Jezabel di Irène Némirovsky, dal 13 dicembre al Pacta Salone di Milano


Torna al PACTA SALONE  di Milano dal 13 al 17 dicembre 2017 JEZABEL dal romanzo di Iréne Némirovsky, con l’adattamento di Maddalena Mazzocut-Mis e Sofia Pelczer che ne cura anche la regia: lo spietato ritratto di una donna ossessionata dalla paura di invecchiare.

Aula di tribunale nella Parigi degli anni ’30. L’imputata è Gladys Eysenach, colpevole dell’omicidio del suo presunto giovane amante. Lei, troppo bella e troppo ricca. Ha ucciso. È andata proprio così. O no? E se sì, perché lo ha fatto?

Da qui inizia un flashback vorticoso, la mise-en-scène soggettiva del suo rapporto con gli uomini, con la figlia in età da marito, ma soprattutto con se stessa, le sue inquietudini e il suo incolmabile bisogno di sentirsi amata. Il tentativo disperato di fermare il tempo è il motore di ogni sua azione, di ogni sua relazione e di ciascuna frase da lei pronunciata. La protagonista vive in balia del suo narcisismo, del desiderio di ritrovare quell’ebbrezza giovanile dell’attimo in cui tutto può ancora accadere.

Il conflitto feroce tra una donna, aggrappata al proprio passato, e le generazioni successive, che si sentono derubate del proprio presente. Al suo fianco, un’attrice incarna la giovinezza e il doppio di Gladys e un attore assume in sé l’archetipo del seduttore, dell’amante e di tutti i significati che il maschile rappresenta nell’universo della protagonista. I due attori vestono di volta in volta i vari ruoli del romanzo, creando una messinscena di ricordi orchestrata dalla protagonista.

In scena anche una violinista con le musiche del periodo (anni ‘10 e ’30) per un romanzo che con grande sapienza mescola i generi del giallo, del dramma psicologico e del melodramma.
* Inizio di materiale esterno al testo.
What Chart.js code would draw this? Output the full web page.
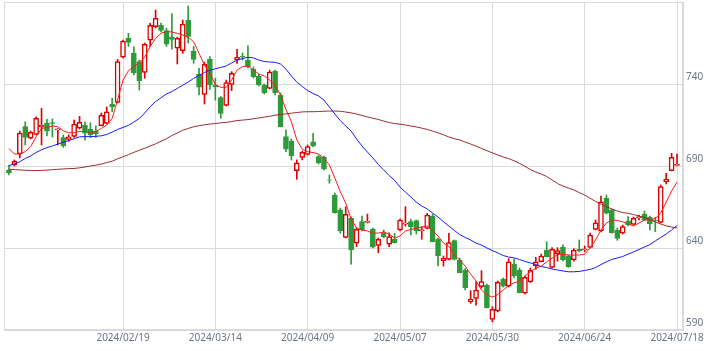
<!DOCTYPE html>
<html>
<head>
<meta charset="utf-8">
<script src="https://cdn.jsdelivr.net/npm/chart.js@4.4.1/dist/chart.umd.min.js"></script>
<style>
  html, body { margin: 0; padding: 0; background: #fff; }
  #wrap { width: 723px; height: 351px; position: relative; }
</style>
</head>
<body>
<div id="wrap"><canvas id="chart"></canvas></div>
<script>
// daily candles, 2024/01/18 .. 2024/07/18 (index = trading day)
const openP = [687.6,690.6,697.3,714.0,706.9,709.3,713.8,716.0,716.5,712.0,
  707.4,706.2,708.0,713.0,715.0,712.3,711.3,714.6,716.0,727.8,
  728.8,756.3,767.8,758.8,753.6,747.1,766.8,775.0,776.0,772.6,
  768.8,761.8,760.3,779.0,760.1,746.1,733.7,755.0,739.4,731.7,
  727.0,739.8,754.6,757.0,754.6,749.1,744.9,739.4,737.3,747.9,
  733.3,707.9,705.2,687.1,695.3,697.1,704.8,695.7,695.3,681.6,
  672.3,663.2,646.5,658.1,642.9,656.1,655.6,651.4,641.6,649.3,
  642.4,645.3,651.0,654.6,656.1,656.7,650.6,652.0,659.5,645.3,
  632.3,633.1,644.6,632.7,626.6,607.3,609.3,616.4,617.4,596.5,
  601.6,621.1,616.8,630.2,626.6,612.4,619.3,629.0,631.6,638.8,
  628.2,636.5,640.4,635.1,632.7,639.4,638.8,640.4,651.4,650.4,
  670.3,663.2,651.0,649.0,656.5,654.4,658.5,660.7,658.9,657.1,
  655.6,680.5,687.2,690.4];
const highP = [690.6,693.7,711.3,717.0,711.3,720.0,725.2,718.5,718.7,712.8,
  708.9,709.0,718.0,720.3,717.0,716.4,714.5,722.3,726.0,731.2,
  755.0,766.8,770.9,762.6,754.6,765.0,777.0,785.1,777.2,774.0,
  783.0,768.6,779.0,787.6,762.9,749.6,753.4,756.7,743.5,732.4,
  742.4,747.5,761.1,758.9,763.2,750.4,746.0,740.0,748.5,748.5,
  734.5,712.0,706.5,693.7,699.1,702.8,709.9,696.7,696.0,684.5,
  673.5,664.4,665.2,658.9,652.2,659.5,660.7,652.2,646.1,651.0,
  649.3,649.0,657.7,665.2,657.5,657.1,653.0,661.1,660.7,646.1,
  635.1,649.0,644.9,633.9,627.5,614.0,619.5,626.2,618.0,604.2,
  619.9,621.7,633.5,633.3,627.8,622.9,627.8,634.3,636.3,643.8,
  640.2,640.2,642.0,635.7,639.6,644.9,641.2,649.1,657.1,671.7,
  672.3,663.7,652.2,654.0,659.1,658.9,660.1,662.5,659.5,658.7,
  678.4,685.5,697.7,697.3];
const lowP = [684.5,690.0,694.9,702.8,706.5,708.9,702.8,708.3,707.7,702.8,
  701.4,705.0,707.4,712.5,705.7,707.3,707.5,714.4,715.6,723.1,
  728.4,755.9,762.9,745.5,736.3,743.5,762.9,774.1,771.7,762.9,
  761.3,752.2,758.7,765.0,752.6,733.3,727.8,736.7,730.2,719.1,
  726.6,736.0,752.6,754.6,749.8,743.7,738.8,733.9,737.0,733.3,
  713.8,698.7,693.7,681.9,693.7,696.7,701.6,691.2,687.6,679.5,
  661.3,649.1,646.1,630.2,640.8,650.4,655.2,640.0,637.1,646.1,
  640.8,643.0,650.4,653.4,647.9,648.5,645.3,651.6,643.7,629.0,
  629.0,632.7,632.7,624.8,614.4,606.3,605.2,615.6,603.4,595.0,
  601.0,616.2,616.2,621.7,612.6,612.0,619.0,627.0,631.5,634.5,
  627.8,632.0,632.1,628.2,632.0,637.6,637.7,640.0,651.0,649.8,
  660.7,649.1,644.7,648.5,653.4,654.0,657.1,656.5,651.0,650.0,
  655.2,679.0,687.0,690.0];
const closeP = [686.0,692.9,710.0,707.5,710.6,719.1,715.0,711.3,716.0,712.6,
  702.2,707.8,715.5,716.6,710.0,708.9,709.5,720.9,723.0,726.2,
  753.6,766.2,765.3,746.7,742.0,764.2,775.8,780.0,772.6,764.3,
  767.2,767.8,776.6,769.0,755.0,738.0,752.0,739.4,738.4,722.1,
  740.8,746.5,756.3,756.3,750.5,744.5,739.4,734.7,747.3,734.7,
  714.0,700.2,696.1,692.0,698.3,701.8,702.2,692.0,688.0,681.3,
  661.5,650.4,660.5,638.8,651.4,651.0,656.2,640.5,645.3,646.9,
  646.9,643.3,657.1,655.2,653.0,650.6,651.2,660.1,643.9,635.1,
  633.7,643.3,633.1,625.0,615.6,608.9,614.4,619.5,603.6,602.6,
  619.1,616.8,631.6,622.9,612.8,622.1,626.4,631.6,635.1,634.7,
  639.2,638.5,632.7,628.6,638.8,638.2,639.4,647.9,655.4,668.2,
  661.2,649.3,645.9,653.0,654.0,658.1,659.1,657.1,654.9,656.7,
  677.4,681.9,695.3,691.0];

// moving averages as drawn (5, 25, 75 day)
const ma5 = [700.7,697.3,697.3,698.7,701.8,707.8,712.9,713.5,714.4,714.0,
  711.5,710.3,710.3,711.1,711.1,710.4,711.0,712.9,715.0,719.1,
  730.2,742.4,748.1,750.6,753.2,756.3,762.9,767.8,770.9,772.0,
  771.7,770.9,769.9,768.5,765.8,758.7,751.6,746.5,739.4,738.0,
  738.0,742.4,748.5,750.6,751.0,748.5,746.1,744.9,742.4,739.4,
  733.3,724.5,717.0,705.9,700.2,698.7,698.2,697.3,694.7,690.6,
  682.7,674.4,667.4,657.7,652.2,651.0,650.4,649.0,649.1,649.8,
  648.5,646.1,647.3,650.4,651.3,652.0,652.8,653.4,650.4,647.3,
  643.0,640.9,635.7,632.7,629.0,624.1,619.9,614.4,611.3,610.1,
  611.6,614.4,617.1,618.7,619.9,622.9,625.4,627.8,629.0,631.5,
  633.9,636.0,636.3,635.7,635.7,635.7,636.3,640.0,644.9,651.0,
  655.2,657.1,656.8,656.0,654.6,653.4,655.2,657.1,657.1,658.0,
  661.3,668.0,674.8,680.2];
const ma25 = [690.2,691.3,692.6,694.6,696.1,698.2,699.9,701.2,702.2,703.4,
  704.5,705.5,706.6,707.8,707.9,707.9,708.1,708.4,709.2,710.7,
  712.3,713.5,714.8,716.8,719.0,722.3,726.2,729.3,731.6,733.9,
  735.4,737.3,739.3,741.2,743.4,745.2,747.0,748.4,749.3,750.1,
  751.0,752.8,754.6,755.5,756.3,755.9,754.6,753.7,753.4,753.2,
  752.2,749.1,744.9,741.2,738.5,736.0,734.2,732.7,730.2,726.0,
  721.7,717.7,714.4,711.3,706.5,702.2,698.5,694.9,690.9,687.6,
  684.2,681.2,677.2,674.1,671.1,668.0,665.6,663.8,661.3,658.9,
  656.0,653.4,650.7,648.2,646.4,644.9,643.0,641.8,640.0,638.5,
  637.0,635.4,634.5,634.0,633.0,631.8,630.9,629.9,628.7,628.1,
  627.2,626.6,626.0,625.5,625.5,625.7,626.3,626.9,628.1,629.9,
  631.6,633.0,633.9,634.8,636.3,637.6,639.1,640.6,642.1,644.3,
  646.4,648.5,651.0,653.7];
const ma75 = [688.0,687.8,687.6,687.4,687.2,687.2,687.3,687.5,687.7,688.0,
  688.2,688.4,688.5,688.9,689.4,690.0,690.5,691.2,692.1,692.9,
  694.4,695.6,696.9,698.3,699.6,700.8,702.2,703.5,705.1,706.6,
  708.6,710.1,711.8,712.9,713.9,714.6,715.1,715.6,715.9,716.3,
  716.6,717.1,717.7,718.0,718.3,718.8,719.3,719.8,720.3,721.0,
  721.4,721.8,722.2,722.6,723.0,723.1,723.1,723.2,723.4,723.5,
  723.5,723.4,722.9,722.4,721.7,720.8,719.9,719.1,718.4,717.4,
  716.5,715.9,715.5,715.0,714.4,713.8,713.1,712.3,711.3,710.2,
  709.0,707.7,706.6,705.9,704.6,703.4,702.1,700.7,699.3,698.0,
  696.7,695.5,694.5,693.2,691.6,689.8,687.9,686.3,685.1,683.6,
  681.5,679.3,677.8,676.6,675.4,673.8,672.3,670.3,668.4,666.8,
  665.2,663.8,662.6,661.6,661.2,660.4,659.5,658.6,657.4,655.9,
  654.6,653.5,652.8,652.2];

// x-axis labels and the trading-day index they sit on
const tickIndex = [21, 38, 55, 72, 89, 106, 123];
const tickLabels = ['2024/02/19','2024/03/14','2024/04/09','2024/05/07','2024/05/30','2024/06/24','2024/07/18'];
const yTicks = [590, 640, 690, 740];

const RED = '#e00000';
const GREEN = '#2f9a3a';
const GRID = '#dadada';
const TEXT = '#6b7582';

const idx = openP.map((_, i) => i);
const up = idx.map(i => closeP[i] >= openP[i]);

// thin frame round the plot area
const frame = {
  id: 'frame',
  beforeDatasetsDraw(chart) {
    const a = chart.chartArea, ctx = chart.ctx;
    ctx.save();
    ctx.strokeStyle = GRID;
    ctx.lineWidth = 1;
    ctx.strokeRect(Math.round(a.left) + 0.5, Math.round(a.top) + 0.5,
      Math.round(a.width) - 1, Math.round(a.height) - 1);
    ctx.restore();
  }
};

const lineSet = (label, values, color, order) => ({
  type: 'line',
  label,
  data: idx.map(i => ({ x: i, y: values[i] })),
  borderColor: color,
  borderWidth: 1,
  pointRadius: 0,
  tension: 0,
  order
});

new Chart(document.getElementById('chart'), {
  type: 'bar',
  data: {
    datasets: [
      lineSet('MA5', ma5, '#ff1a1a', 0),
      lineSet('MA25', ma25, '#1a1aff', 1),
      lineSet('MA75', ma75, '#9b2d2d', 1),
      {
        label: 'wick',
        data: idx.map(i => ({ x: i, y: [lowP[i], highP[i]] })),
        backgroundColor: idx.map(i => up[i] ? RED : GREEN),
        barThickness: 1,
        grouped: false,
        order: 4
      },
      {
        label: 'body',
        data: idx.map(i => ({ x: i, y: [openP[i], closeP[i]] })),
        backgroundColor: idx.map(i => up[i] ? '#ffffff' : GREEN),
        borderColor: idx.map(i => up[i] ? RED : GREEN),
        borderWidth: idx.map(i => up[i] ? 1.5 : 0.8),
        borderSkipped: false,
        barThickness: 5,
        grouped: false,
        order: 3
      }
    ]
  },
  options: {
    responsive: true,
    maintainAspectRatio: false,
    animation: false,
    layout: { padding: { left: 4, top: 2, right: 0, bottom: 0 } },
    plugins: { legend: { display: false }, tooltip: { enabled: false } },
    scales: {
      x: {
        type: 'linear',
        offset: false,
        min: -0.91,
        max: 124.1,
        afterBuildTicks: s => { s.ticks = tickIndex.map(v => ({ value: v })); },
        afterFit: s => { s.height = 21; s.paddingLeft = 0; s.paddingRight = 0; },
        ticks: {
          autoSkip: false,
          maxRotation: 0,
          padding: 2,
          color: TEXT,
          font: { family: 'Noto Sans', size: 10 },
          callback: (v, i) => tickLabels[i]
        },
        grid: { color: GRID, drawTicks: false, offset: false },
        border: { color: GRID }
      },
      y: {
        position: 'right',
        min: 590,
        max: 790,
        afterBuildTicks: s => { s.ticks = yTicks.map(v => ({ value: v })); },
        afterFit: s => { s.width = 40; s.paddingTop = 0; s.paddingBottom = 0; },
        ticks: {
          padding: 3,
          labelOffset: -7,
          color: TEXT,
          font: { family: 'Noto Sans', size: 10 }
        },
        grid: { color: GRID, drawTicks: false },
        border: { color: GRID }
      }
    }
  },
  plugins: [frame]
});
</script>
</body>
</html>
“Jezabel di Irène Némirovsky (1936), è permeata da un’attualità sorprendente – spiega la regista Sofia Pelczer -. Ci siamo riconosciute nell’opera e nelle domande che pone. Abbiamo intrapreso un viaggio tra le immagini e i temi dell’autrice per comporne uno spettacolo teatrale, scegliendo come fil rouge il tallone di Achille della donna contemporanea: l’ossessione della giovinezza e della bellezza. Quali sono le conseguenze dell’attaccamento malato alla propria immagine?”.

Irène Némirovsky – Scrittrice ucraina di lingua francese (Kiev 1903 – Auschwitz 1942). Figlia unica di un banchiere ebreo ucraino, dopo un’infanzia agiata a San Pietroburgo, durante la rivoluzione d’Ottobre si trasferì con la famiglia prima in Finlandia e Svezia (1918), poi in Francia (1919). A Parigi ebbe inizio un periodo di intensa attività letteraria e di sfrenata mondanità. Si laureò in lettere alla Sorbona e nel 1926 sposò Michel Epstein, ingegnere ebreo russo. Malgrado la notorietà ottenuta con i suoi romanzi non ottenne mai la cittadinanza francese, da lei più volte richiesta. Scoppiata la Seconda guerra mondiale, subì le conseguenze delle leggi razziali: costretta ad abbandonare Parigi, venne arrestata nel luglio 1942 e deportata ad Auschwitz, dove morì il mese successivo, gravemente debilitata.

Esordì con il romanzo Le malentendu (1926), cui seguirono L’enfant génial (1926); il fortunato David Golder (1929); Le bal (1930). Con la pubblicazione postuma di Suite française (2004), quadro di una collettività in fuga, è stata riscoperta dal pubblico e dalla critica internazionali quale autrice dotata di una straordinaria intensità narrativa.